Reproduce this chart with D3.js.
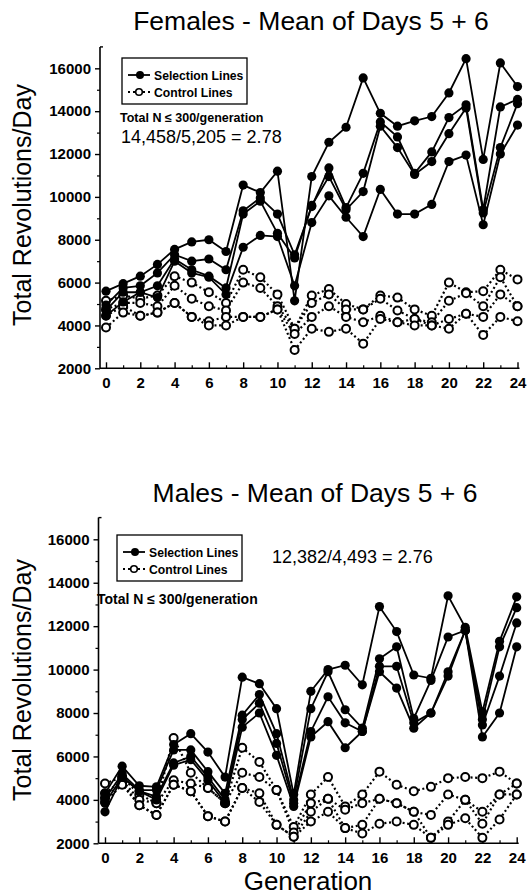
<!DOCTYPE html>
<html>
<head>
<meta charset="utf-8">
<script src="https://cdn.jsdelivr.net/npm/d3@7"></script>
<style>
  html, body { margin: 0; padding: 0; background: #fff; }
  svg { display: block; }
  text { font-family: "Liberation Sans", Arial, Helvetica, sans-serif; fill: #000; }
</style>
</head>
<body>
<svg id="chart" width="527" height="895"></svg>
<script>
// ---------- DATA ----------
const generations = [0,1,2,3,4,5,6,7,8,9,10,11,12,13,14,15,16,17,18,19,20,21,22,23,24];
const yTickValues = [2000,4000,6000,8000,10000,12000,14000,16000];
const xTickLabels = [0,2,4,6,8,10,12,14,16,18,20,22,24];

// Females – selection lines
const fSel1 = [5600,5950,6300,6850,7550,7900,8000,7450,10550,10200,11200,5150,10950,12550,13250,15550,13900,13300,13550,13750,14850,16450,11750,16250,15150];
const fSel2 = [4950,5750,5850,6450,7300,7000,7100,6600,9350,9950,9200,7300,9550,11350,9500,11100,13500,12800,11100,12100,13700,14300,9400,14200,14550];
const fSel3 = [4700,5550,5550,5850,7100,6600,6300,5750,9200,9800,8300,7150,9600,10950,9400,10250,13300,12300,11050,11650,12950,14150,9250,12300,14350];
const fSel4 = [4450,5100,5550,5300,7000,6450,6250,5450,7650,8200,8150,5850,8800,10050,9050,8150,10350,9200,9200,9650,11650,11950,8700,12000,13350];
// Females – control lines
const fCon1 = [5150,5400,5250,5400,6300,6000,5550,5050,6600,6250,5450,3850,5400,5700,5000,4750,5400,5300,4750,4450,6000,5550,5600,6600,6150];
const fCon2 = [4750,5050,5050,4900,5850,5250,4900,4700,6000,5750,4900,3850,5050,5450,4750,4750,5250,4700,4300,4150,5150,5500,4900,6250,4900];
const fCon3 = [4450,4900,4450,4600,5050,4400,4200,4400,4400,4400,4750,3600,4400,4900,4400,4150,4450,4150,4300,4000,4300,4550,4400,5450,4900];
const fCon4 = [3900,4600,4450,4600,5050,4400,4000,4000,4400,4400,4750,2850,3850,3700,3850,3150,4300,4150,4000,4000,3850,4550,3550,4400,4200];

// Males – selection lines
const mSel1 = [4300,5550,4650,4600,6550,7050,6200,5050,9650,9350,8200,4250,9000,10000,10200,9300,12900,11750,9750,9600,13400,11950,8050,11300,13350];
const mSel2 = [4050,5200,4450,4450,6300,6300,5300,4300,7900,8850,7050,4000,8200,9900,8150,7300,10500,11050,7750,9500,11500,11800,7700,11050,12850];
const mSel3 = [3850,5050,4400,4150,5700,6000,5050,4000,7700,8450,6600,3850,7150,8750,7550,7150,10150,10150,7550,8000,9900,11800,7450,9700,12150];
const mSel4 = [3450,5050,4400,4000,5600,5850,4900,3850,7350,8000,6050,3700,6900,7600,6400,7150,9900,9150,7300,8000,9700,11800,6900,8000,11050];
// Males – control lines
const mCon1 = [4750,5050,4250,3850,6850,5250,4550,3850,6400,5750,4450,2750,4250,5050,3700,4250,5300,4700,4400,4600,5000,5050,5000,5300,4750];
const mCon2 = [4300,4900,4000,3850,4900,4750,4550,3850,5250,5050,4450,2500,3850,4050,3550,3850,4050,3850,3450,3300,4250,4000,3450,4250,4750];
const mCon3 = [4100,4800,3750,3300,4700,4400,3250,3000,4550,4300,2850,2300,3450,4050,2700,2850,4050,3850,3450,2250,3000,4000,2900,4250,4250];
const mCon4 = [3900,4700,3750,3300,4700,4400,3250,3000,4550,3900,2850,2300,3000,3450,2700,2450,2900,3000,2850,2250,2850,3150,2250,3100,4250];

const minorY = [3000,5000,7000,9000,11000,13000,15000];

// ---------- DRAW ----------
const svg = d3.select("#chart");

function panel(opts) {
  const g = svg.append("g");
  const x = d3.scaleLinear().domain([0, 24]).range(opts.xr);
  const y = d3.scaleLinear().domain([2000, 17000]).range(opts.yr);
  const axisX = opts.axisX;
  const baseY = y(2000);

  // y axis line
  g.append("line").attr("x1", axisX).attr("x2", axisX)
    .attr("y1", y(17000)).attr("y2", baseY)
    .attr("stroke", "#000").attr("stroke-width", 1.6);
  // top hook
  g.append("line").attr("x1", axisX).attr("x2", axisX + 3)
    .attr("y1", y(17000)).attr("y2", y(17000))
    .attr("stroke", "#000").attr("stroke-width", 1.4);
  // x axis line
  g.append("line").attr("x1", axisX).attr("x2", x(24) + 2)
    .attr("y1", baseY).attr("y2", baseY)
    .attr("stroke", "#000").attr("stroke-width", 1.6);

  // y ticks
  const yAxis = d3.axisLeft(y).tickValues(yTickValues).tickSize(5).tickPadding(4)
    .tickFormat(d3.format("d"));
  const ya = g.append("g").attr("transform", `translate(${axisX},0)`).call(yAxis);
  ya.select(".domain").remove();
  ya.selectAll(".tick line").attr("stroke-width", 1.4);
  ya.selectAll(".tick text").attr("font-size", 15).attr("font-weight", "bold")
    .attr("font-family", "'Liberation Sans', Arial, sans-serif");
  const yMinor = d3.axisLeft(y).tickValues(minorY).tickSize(3).tickFormat("");
  const ym = g.append("g").attr("transform", `translate(${axisX},0)`).call(yMinor);
  ym.select(".domain").remove();
  ym.selectAll(".tick line").attr("stroke-width", 1.2);

  // x ticks (inward)
  const xAxis = d3.axisBottom(x).tickValues(xTickLabels).tickSize(-6).tickPadding(9)
    .tickFormat(d3.format("d"));
  const xa = g.append("g").attr("transform", `translate(0,${baseY})`).call(xAxis);
  xa.select(".domain").remove();
  xa.selectAll(".tick line").attr("stroke-width", 1.4);
  xa.selectAll(".tick text").attr("font-size", 15).attr("font-weight", "bold")
    .attr("font-family", "'Liberation Sans', Arial, sans-serif");
  const xMinor = d3.axisBottom(x).tickValues(generations.filter(d => d % 2 === 1))
    .tickSize(-3).tickFormat("");
  const xm = g.append("g").attr("transform", `translate(0,${baseY})`).call(xMinor);
  xm.select(".domain").remove();
  xm.selectAll(".tick line").attr("stroke-width", 1.2);

  const line = d3.line().x((d, i) => x(generations[i])).y(d => y(d));

  // controls
  opts.con.forEach(s => {
    g.append("path").datum(s).attr("d", line).attr("fill", "none")
      .attr("stroke", "#000").attr("stroke-width", 2.2)
      .attr("stroke-dasharray", "2,2.6");
  });
  opts.con.forEach(s => {
    g.selectAll(null).data(s).enter().append("circle")
      .attr("cx", (d, i) => x(generations[i])).attr("cy", d => y(d))
      .attr("r", 4).attr("fill", "#fff").attr("stroke", "#000").attr("stroke-width", 2);
  });
  // selection
  opts.sel.forEach(s => {
    g.append("path").datum(s).attr("d", line).attr("fill", "none")
      .attr("stroke", "#000").attr("stroke-width", 1.8);
  });
  opts.sel.forEach(s => {
    g.selectAll(null).data(s).enter().append("circle")
      .attr("cx", (d, i) => x(generations[i])).attr("cy", d => y(d))
      .attr("r", 4.6).attr("fill", "#000");
  });

  // title
  g.append("text").attr("x", opts.titleX).attr("y", opts.titleY)
    .attr("text-anchor", "middle").attr("font-size", 26.5)
    .text(opts.title);

  // y label
  g.append("text")
    .attr("transform", `translate(${opts.ylabX},${opts.ylabY}) rotate(-90)`)
    .attr("text-anchor", "middle").attr("font-size", 25)
    .text("Total Revolutions/Day");

  // legend
  const lg = g.append("g").attr("transform", `translate(${opts.legX},${opts.legY})`);
  lg.append("rect").attr("x", 0).attr("y", 0).attr("width", 125).attr("height", 46)
    .attr("fill", "#fff").attr("stroke", "#000").attr("stroke-width", 1.3);
  lg.append("line").attr("x1", 6).attr("x2", 28).attr("y1", 17).attr("y2", 17)
    .attr("stroke", "#000").attr("stroke-width", 1.8);
  lg.append("circle").attr("cx", 18).attr("cy", 17).attr("r", 4).attr("fill", "#000");
  lg.append("text").attr("x", 32).attr("y", 21.5).attr("font-size", 12.2).attr("font-weight", "bold")
    .text("Selection Lines");
  lg.append("line").attr("x1", 6).attr("x2", 28).attr("y1", 34).attr("y2", 34)
    .attr("stroke", "#000").attr("stroke-width", 2).attr("stroke-dasharray", "2,3");
  lg.append("circle").attr("cx", 17).attr("cy", 34).attr("r", 3.3)
    .attr("fill", "#fff").attr("stroke", "#000").attr("stroke-width", 1.6);
  lg.append("text").attr("x", 32).attr("y", 38.5).attr("font-size", 12.2).attr("font-weight", "bold")
    .text("Control Lines");

  g.append("text").attr("x", opts.nX).attr("y", opts.nY)
    .attr("font-size", opts.nSize).attr("font-weight", "bold")
    .text("Total N \u2264 300/generation");
  g.append("text").attr("x", opts.ratioX).attr("y", opts.ratioY)
    .attr("font-size", 18)
    .text(opts.ratio);

  return { x, y };
}

panel({
  xr: [106, 517.5], yr: [368.3, 46.9], axisX: 100,
  sel: [fSel1, fSel2, fSel3, fSel4], con: [fCon1, fCon2, fCon3, fCon4],
  title: "Females - Mean of Days 5 + 6", titleX: 311, titleY: 30,
  ylabX: 31, ylabY: 205,
  legX: 122, legY: 58,
  nX: 120, nY: 122, nSize: 12.5,
  ratio: "14,458/5,205 = 2.78", ratioX: 121, ratioY: 142.5
});

panel({
  xr: [105, 516.7], yr: [843.3, 517.6], axisX: 98.5,
  sel: [mSel1, mSel2, mSel3, mSel4], con: [mCon1, mCon2, mCon3, mCon4],
  title: "Males - Mean of Days 5 + 6", titleX: 315, titleY: 502,
  ylabX: 31, ylabY: 680,
  legX: 117, legY: 535,
  nX: 97, nY: 604, nSize: 14,
  ratio: "12,382/4,493 = 2.76", ratioX: 272, ratioY: 563
});

svg.append("text").attr("x", 308).attr("y", 890)
  .attr("text-anchor", "middle").attr("font-size", 26)
  .text("Generation");
</script>
</body>
</html>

-------------------------

## Exercise prompt
Starting at the top of the listing above, reproduce each line up to and including the one with "const xTickLabels = [0,2,4,6,8,10,12,14,16,18,20,22,24];"; omit the pictures.

## Written solution
Reproduce this chart with D3.js.
<!DOCTYPE html>
<html>
<head>
<meta charset="utf-8">
<script src="https://cdn.jsdelivr.net/npm/d3@7"></script>
<style>
  html, body { margin: 0; padding: 0; background: #fff; }
  svg { display: block; }
  text { font-family: "Liberation Sans", Arial, Helvetica, sans-serif; fill: #000; }
</style>
</head>
<body>
<svg id="chart" width="527" height="895"></svg>
<script>
// ---------- DATA ----------
const generations = [0,1,2,3,4,5,6,7,8,9,10,11,12,13,14,15,16,17,18,19,20,21,22,23,24];
const yTickValues = [2000,4000,6000,8000,10000,12000,14000,16000];
const xTickLabels = [0,2,4,6,8,10,12,14,16,18,20,22,24];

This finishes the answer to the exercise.